**Goal:**
Quote the whole listing word for word. Do not include the pictures.

>> begin Information provided

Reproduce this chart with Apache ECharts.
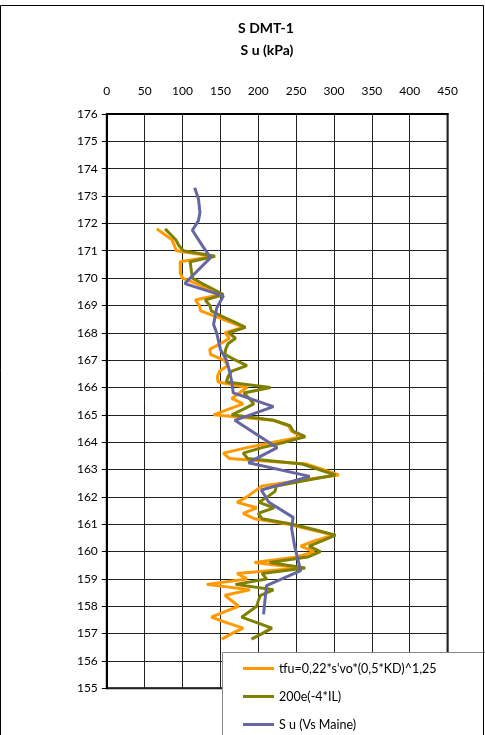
<!DOCTYPE html>
<html>
<head>
<meta charset="utf-8">
<script src="https://cdn.jsdelivr.net/npm/echarts@6/dist/echarts.min.js"></script>
<style>
  html, body { margin: 0; padding: 0; background: #fff; }
  #chart { width: 485px; height: 735px; }
</style>
</head>
<body>
<div id="chart"></div>
<script>
// Depths (m) of the DMT readings, shared by the two DMT-based profiles
const dmtDepth = [171.8,171.6,171.4,171.2,171.0,170.8,170.6,170.4,170.2,170.0,
  169.8,169.6,169.4,169.2,169.0,168.8,168.6,168.4,168.2,168.0,
  167.8,167.6,167.4,167.2,167.0,166.8,166.6,166.4,166.2,166.0,
  165.8,165.6,165.4,165.2,165.0,164.8,164.6,164.4,164.2,164.0,
  163.8,163.6,163.4,163.2,163.0,162.8,162.6,162.4,162.2,162.0,
  161.8,161.6,161.4,161.2,161.0,160.8,160.6,160.4,160.2,160.0,
  159.8,159.6,159.4,159.2,159.0,158.8,158.6,158.4,158.2,158.0,
  157.8,157.6,157.4,157.2,157.0,156.8];
// Su (kPa) from tfu = 0,22*s'vo*(0,5*KD)^1,25
const tfuSu = [66,76,86,89,92,141,97,97,97,100,
  118,134,150,117,122,124,143,162,181,156,
  162,150,136,137,155,160,149,146,147,185,
  175,165,180,160,141,220,240,244,258,220,
  185,154,162,264,285,306,255,205,195,185,
  172,198,180,195,240,270,299,275,256,274,
  251,195,255,172,185,132,189,156,165,174,
  156,138,158,180,165,152];
// Su (kPa) from 200e(-4*IL)
const ilSu = [77,84,91,95,101,143,110,111,112,113,
  126,140,154,130,136,138,152,168,183,161,
  170,160,157,156,170,185,165,160,158,216,
  181,188,194,180,165,220,242,246,262,235,
  205,180,186,258,280,302,262,224,222,212,
  201,221,200,205,245,275,302,285,267,282,
  265,215,262,205,211,170,220,203,200,198,
  188,178,198,218,205,191];
// Su (kPa) from shear-wave velocity (Maine correlation)
const vsDepth = [173.3,172.9,172.4,172.1,171.75,171.15,170.75,169.8,169.35,168.9,
  168.3,168.0,167.4,167.0,166.6,166.2,165.8,165.3,164.8,163.8,
  163.25,162.75,162.25,161.8,161.25,160.85,160.2,159.3,158.75,158.25,157.7];
const vsSu = [116,121,123,121,113,127,137,103,154,145,
  141,145,150,158,162,165,167,220,169,225,
  187,268,204,214,246,244,248,256,211,209,207];

const seriesNames = ["tfu=0,22*s'vo*(0,5*KD)^1,25", "200e(-4*IL)", "S u (Vs Maine)"];
const seriesColors = ['#FF9900', '#808000', '#6666A3'];

const font = 'Lato, "Open Sans", sans-serif';

function pairs(values, depths) {
  return values.map((v, i) => [v, depths[i]]);
}

// one legend row per series, stacked inside the white key box
const legendTops = [662, 690, 718];
const legends = seriesNames.map((name, i) => ({
  orient: 'vertical', left: 243, top: legendTops[i], padding: 0,
  icon: 'rect', itemWidth: 31, itemHeight: 3,
  textStyle: { fontFamily: font, fontSize: 12.5, color: '#000' },
  data: [name], z: 20
}));

const chart = echarts.init(document.getElementById('chart'), null, { renderer: 'canvas' });

chart.setOption({
  animation: false,
  backgroundColor: '#fff',
  textStyle: { fontFamily: font },
  title: [
    { text: 'S DMT-1', left: 261, top: 16, textAlign: 'center',
      textStyle: { fontFamily: font, fontSize: 14, fontWeight: 'bold', color: '#000' } },
    { text: 'S u (kPa)', left: 262, top: 38, textAlign: 'center',
      textStyle: { fontFamily: font, fontSize: 14, fontWeight: 'bold', color: '#000' } }
  ],
  grid: {
    left: 106.8, right: 37.4, top: 114, bottom: 46.7,
    show: true, borderColor: '#000', borderWidth: 2, backgroundColor: 'transparent'
  },
  xAxis: {
    type: 'value', position: 'top', min: 0, max: 450, interval: 50,
    axisLine: { show: true, lineStyle: { color: '#000', width: 2 } },
    axisTick: { show: false },
    axisLabel: { margin: 17, fontSize: 12, color: '#000', fontFamily: font },
    splitLine: { show: true, lineStyle: { color: '#222', width: 1 } }
  },
  yAxis: {
    type: 'value', min: 155, max: 176, interval: 1,
    axisLine: { show: true, lineStyle: { color: '#000', width: 2 } },
    axisTick: { show: true, length: 5, lineStyle: { color: '#000', width: 1 } },
    axisLabel: { margin: 9, fontSize: 12, color: '#000', fontFamily: font },
    splitLine: { show: true, lineStyle: { color: '#222', width: 1 } }
  },
  legend: legends,
  graphic: [
    { type: 'rect', z: 10, shape: { x: 222.5, y: 652.5, width: 300, height: 120 },
      style: { fill: '#fff', stroke: '#888', lineWidth: 1 } },
    { type: 'rect', z: 30, shape: { x: 0.5, y: 5.5, width: 483, height: 740 },
      style: { fill: 'none', stroke: '#000', lineWidth: 1 } }
  ],
  series: [
    { name: seriesNames[0], type: 'line', data: pairs(tfuSu, dmtDepth), showSymbol: false,
      lineStyle: { color: seriesColors[0], width: 3 }, itemStyle: { color: seriesColors[0] } },
    { name: seriesNames[1], type: 'line', data: pairs(ilSu, dmtDepth), showSymbol: false,
      lineStyle: { color: seriesColors[1], width: 3 }, itemStyle: { color: seriesColors[1] } },
    { name: seriesNames[2], type: 'line', data: pairs(vsSu, vsDepth), showSymbol: false,
      lineStyle: { color: seriesColors[2], width: 3 }, itemStyle: { color: seriesColors[2] } }
  ]
});
</script>
</body>
</html>
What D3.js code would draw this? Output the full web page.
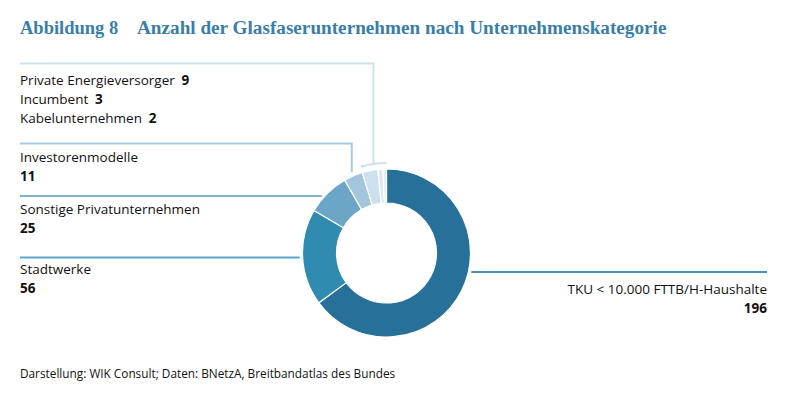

>> end Information provided

**Written reply:**
Reproduce this chart with Apache ECharts.
<!DOCTYPE html>
<html>
<head>
<meta charset="utf-8">
<script src="https://cdn.jsdelivr.net/npm/echarts@6/dist/echarts.min.js"></script>
<style>
  html, body { margin: 0; padding: 0; background: #fff; }
  #chart { width: 485px; height: 735px; }
</style>
</head>
<body>
<div id="chart"></div>
<script>
// Depths (m) of the DMT readings, shared by the two DMT-based profiles
const dmtDepth = [171.8,171.6,171.4,171.2,171.0,170.8,170.6,170.4,170.2,170.0,
  169.8,169.6,169.4,169.2,169.0,168.8,168.6,168.4,168.2,168.0,
  167.8,167.6,167.4,167.2,167.0,166.8,166.6,166.4,166.2,166.0,
  165.8,165.6,165.4,165.2,165.0,164.8,164.6,164.4,164.2,164.0,
  163.8,163.6,163.4,163.2,163.0,162.8,162.6,162.4,162.2,162.0,
  161.8,161.6,161.4,161.2,161.0,160.8,160.6,160.4,160.2,160.0,
  159.8,159.6,159.4,159.2,159.0,158.8,158.6,158.4,158.2,158.0,
  157.8,157.6,157.4,157.2,157.0,156.8];
// Su (kPa) from tfu = 0,22*s'vo*(0,5*KD)^1,25
const tfuSu = [66,76,86,89,92,141,97,97,97,100,
  118,134,150,117,122,124,143,162,181,156,
  162,150,136,137,155,160,149,146,147,185,
  175,165,180,160,141,220,240,244,258,220,
  185,154,162,264,285,306,255,205,195,185,
  172,198,180,195,240,270,299,275,256,274,
  251,195,255,172,185,132,189,156,165,174,
  156,138,158,180,165,152];
// Su (kPa) from 200e(-4*IL)
const ilSu = [77,84,91,95,101,143,110,111,112,113,
  126,140,154,130,136,138,152,168,183,161,
  170,160,157,156,170,185,165,160,158,216,
  181,188,194,180,165,220,242,246,262,235,
  205,180,186,258,280,302,262,224,222,212,
  201,221,200,205,245,275,302,285,267,282,
  265,215,262,205,211,170,220,203,200,198,
  188,178,198,218,205,191];
// Su (kPa) from shear-wave velocity (Maine correlation)
const vsDepth = [173.3,172.9,172.4,172.1,171.75,171.15,170.75,169.8,169.35,168.9,
  168.3,168.0,167.4,167.0,166.6,166.2,165.8,165.3,164.8,163.8,
  163.25,162.75,162.25,161.8,161.25,160.85,160.2,159.3,158.75,158.25,157.7];
const vsSu = [116,121,123,121,113,127,137,103,154,145,
  141,145,150,158,162,165,167,220,169,225,
  187,268,204,214,246,244,248,256,211,209,207];

const seriesNames = ["tfu=0,22*s'vo*(0,5*KD)^1,25", "200e(-4*IL)", "S u (Vs Maine)"];
const seriesColors = ['#FF9900', '#808000', '#6666A3'];

const font = 'Lato, "Open Sans", sans-serif';

function pairs(values, depths) {
  return values.map((v, i) => [v, depths[i]]);
}

// one legend row per series, stacked inside the white key box
const legendTops = [662, 690, 718];
const legends = seriesNames.map((name, i) => ({
  orient: 'vertical', left: 243, top: legendTops[i], padding: 0,
  icon: 'rect', itemWidth: 31, itemHeight: 3,
  textStyle: { fontFamily: font, fontSize: 12.5, color: '#000' },
  data: [name], z: 20
}));

const chart = echarts.init(document.getElementById('chart'), null, { renderer: 'canvas' });

chart.setOption({
  animation: false,
  backgroundColor: '#fff',
  textStyle: { fontFamily: font },
  title: [
    { text: 'S DMT-1', left: 261, top: 16, textAlign: 'center',
      textStyle: { fontFamily: font, fontSize: 14, fontWeight: 'bold', color: '#000' } },
    { text: 'S u (kPa)', left: 262, top: 38, textAlign: 'center',
      textStyle: { fontFamily: font, fontSize: 14, fontWeight: 'bold', color: '#000' } }
  ],
  grid: {
    left: 106.8, right: 37.4, top: 114, bottom: 46.7,
    show: true, borderColor: '#000', borderWidth: 2, backgroundColor: 'transparent'
  },
  xAxis: {
    type: 'value', position: 'top', min: 0, max: 450, interval: 50,
    axisLine: { show: true, lineStyle: { color: '#000', width: 2 } },
    axisTick: { show: false },
    axisLabel: { margin: 17, fontSize: 12, color: '#000', fontFamily: font },
    splitLine: { show: true, lineStyle: { color: '#222', width: 1 } }
  },
  yAxis: {
    type: 'value', min: 155, max: 176, interval: 1,
    axisLine: { show: true, lineStyle: { color: '#000', width: 2 } },
    axisTick: { show: true, length: 5, lineStyle: { color: '#000', width: 1 } },
    axisLabel: { margin: 9, fontSize: 12, color: '#000', fontFamily: font },
    splitLine: { show: true, lineStyle: { color: '#222', width: 1 } }
  },
  legend: legends,
  graphic: [
    { type: 'rect', z: 10, shape: { x: 222.5, y: 652.5, width: 300, height: 120 },
      style: { fill: '#fff', stroke: '#888', lineWidth: 1 } },
    { type: 'rect', z: 30, shape: { x: 0.5, y: 5.5, width: 483, height: 740 },
      style: { fill: 'none', stroke: '#000', lineWidth: 1 } }
  ],
  series: [
    { name: seriesNames[0], type: 'line', data: pairs(tfuSu, dmtDepth), showSymbol: false,
      lineStyle: { color: seriesColors[0], width: 3 }, itemStyle: { color: seriesColors[0] } },
    { name: seriesNames[1], type: 'line', data: pairs(ilSu, dmtDepth), showSymbol: false,
      lineStyle: { color: seriesColors[1], width: 3 }, itemStyle: { color: seriesColors[1] } },
    { name: seriesNames[2], type: 'line', data: pairs(vsSu, vsDepth), showSymbol: false,
      lineStyle: { color: seriesColors[2], width: 3 }, itemStyle: { color: seriesColors[2] } }
  ]
});
</script>
</body>
</html>
What D3.js code would draw this? Output the full web page.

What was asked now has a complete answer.